▸ **Exercise objective**: Leave out the pictures and set down exactly the lines from the start of the listing through the one with "plt.rcParams['font.family'] = ['Lato', 'DejaVu", both included.
>> START
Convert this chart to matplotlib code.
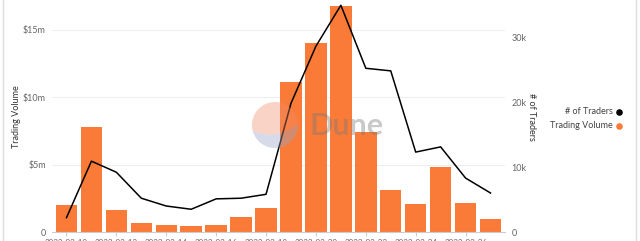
import matplotlib
matplotlib.use("Agg")
import matplotlib.pyplot as plt
from matplotlib.patches import Polygon
import numpy as np

plt.rcParams['font.family'] = ['Lato', 'DejaVu Sans']

# Daily data
dates = ["2022-02-10", "2022-02-11", "2022-02-12", "2022-02-13", "2022-02-14",
         "2022-02-15", "2022-02-16", "2022-02-17", "2022-02-18", "2022-02-19",
         "2022-02-20", "2022-02-21", "2022-02-22", "2022-02-23", "2022-02-24",
         "2022-02-25", "2022-02-26", "2022-02-27"]
trading_volume = [2.0e6, 7.8e6, 1.6e6, 0.67e6, 0.52e6, 0.45e6, 0.5e6, 1.1e6, 1.8e6,
                  11.1e6, 14.0e6, 16.8e6, 7.4e6, 3.1e6, 2.1e6, 4.8e6, 2.15e6, 0.97e6]
traders = [2200, 10900, 9200, 5200, 4000, 3500, 5100, 5200, 5800,
           19800, 28600, 34900, 25200, 24800, 12300, 13100, 8300, 6000]

vol_ticks = [0, 5e6, 10e6, 15e6]
vol_tick_labels = ["0", "$5m", "$10m", "$15m"]
trader_ticks = [0, 10000, 20000, 30000]
trader_tick_labels = ["0", "10k", "20k", "30k"]

BAR_COLOR = "#FA7B37"
TEXT_COLOR = "#666666"
W, H = 640, 241

fig = plt.figure(figsize=(W / 100, H / 100), dpi=100)
fig.patch.set_facecolor("white")

ax_l, ax_r, ax_b, ax_t = 52, 505, 232, 2
ax = fig.add_axes([ax_l / W, (H - ax_b) / H, (ax_r - ax_l) / W, (ax_b - ax_t) / H])
ax2 = ax.twinx()

x = np.arange(len(dates))
ax.bar(x, trading_volume, width=0.86, color=BAR_COLOR, zorder=2)
ax2.plot(x, traders, color="black", linewidth=1.1, zorder=3)

ax.set_xlim(-0.58, len(dates) - 1 + 0.58)
ax.set_ylim(0, 17.07e6)
ax2.set_ylim(0, 35400)

ax.set_yticks(vol_ticks)
ax.set_yticklabels(vol_tick_labels)
ax2.set_yticks(trader_ticks)
ax2.set_yticklabels(trader_tick_labels)
tick_idx = x[::2]
ax.set_xticks(tick_idx)
ax.set_xticklabels([dates[i] for i in tick_idx])

ax.grid(axis="y", color="#eeeeee", linewidth=0.8, zorder=0)
ax.set_axisbelow(True)
for a in (ax, ax2):
    for s in a.spines.values():
        s.set_visible(False)
ax.spines["bottom"].set_visible(True)
ax.spines["bottom"].set_color("#cccccc")
ax.spines["bottom"].set_linewidth(0.8)

ax.tick_params(axis="y", length=0, pad=4.5, labelsize=6.5, labelcolor=TEXT_COLOR)
ax2.tick_params(axis="y", length=0, pad=4.5, labelsize=6.5, labelcolor=TEXT_COLOR)
ax.tick_params(axis="x", length=3, color="#cccccc", pad=2, labelsize=5.8, labelcolor=TEXT_COLOR)

ax.set_ylabel("Trading Volume", fontsize=6.5, color="#333333")
ax.yaxis.set_label_coords(-0.068, 0.5)
ax2.set_ylabel("# of Traders", fontsize=6.5, color="#333333", rotation=-90)
ax2.yaxis.set_label_coords(1.068, 0.5)

# Overlay in pixel coordinates: watermark, legend, card border
ov = fig.add_axes([0, 0, 1, 1], facecolor="none")
ov.set_xlim(0, W)
ov.set_ylim(H, 0)
ov.axis("off")

# Logo: circle split by a curved line rising to the right
cx, cy, r = 275, 125, 23
a0, a1 = np.deg2rad(200), np.deg2rad(355)   # where the dividing curve meets the rim
p0 = np.array([cx + r * np.cos(np.pi - 0.25), cy + r * np.sin(np.pi - 0.25)])
p1 = np.array([cx + r * np.cos(-0.05), cy + r * np.sin(-0.05)])
ctrl = np.array([cx + 2, cy + 16])
t = np.linspace(0, 1, 40)[:, None]
curve = (1 - t) ** 2 * p0 + 2 * (1 - t) * t * ctrl + t ** 2 * p1
th_low = np.linspace(np.pi - 0.25, -0.05, 80)          # lower rim, left to right
th_up = np.linspace(-0.05, -np.pi - 0.25, 80)          # upper rim, right to left
rim_low = np.column_stack([cx + r * np.cos(th_low), cy + r * np.sin(th_low)])
rim_up = np.column_stack([cx + r * np.cos(th_up), cy + r * np.sin(th_up)])
upper = np.vstack([curve, rim_up])
lower = np.vstack([curve, rim_low[::-1]])
ov.add_patch(Polygon(upper, closed=True, facecolor="#F08C6A", edgecolor="none", alpha=0.38, zorder=5))
ov.add_patch(Polygon(lower, closed=True, facecolor="#9AA4C8", edgecolor="none", alpha=0.4, zorder=5))
ov.text(309, 126, "Dune", fontsize=22, fontweight="bold", color="#7a7a7a", alpha=0.4,
        ha="left", va="center", zorder=6)

ov.text(613, 112, "# of Traders", fontsize=6.5, color="#444444", ha="right", va="center")
ov.text(613, 126, "Trading Volume", fontsize=6.5, color="#444444", ha="right", va="center")
ov.scatter([619], [112], s=14, color="black", zorder=7)
ov.scatter([619], [126], s=14, color=BAR_COLOR, zorder=7)

ov.plot([3, 3], [0, H], color="#dddddd", linewidth=1)
ov.plot([636, 636], [0, H], color="#dddddd", linewidth=1)

fig.savefig("out.png", dpi=100)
>> END
▸ **Output of the exercise**:
Convert this chart to matplotlib code.
import matplotlib
matplotlib.use("Agg")
import matplotlib.pyplot as plt
from matplotlib.patches import Polygon
import numpy as np

plt.rcParams['font.family'] = ['Lato', 'DejaVu Sans']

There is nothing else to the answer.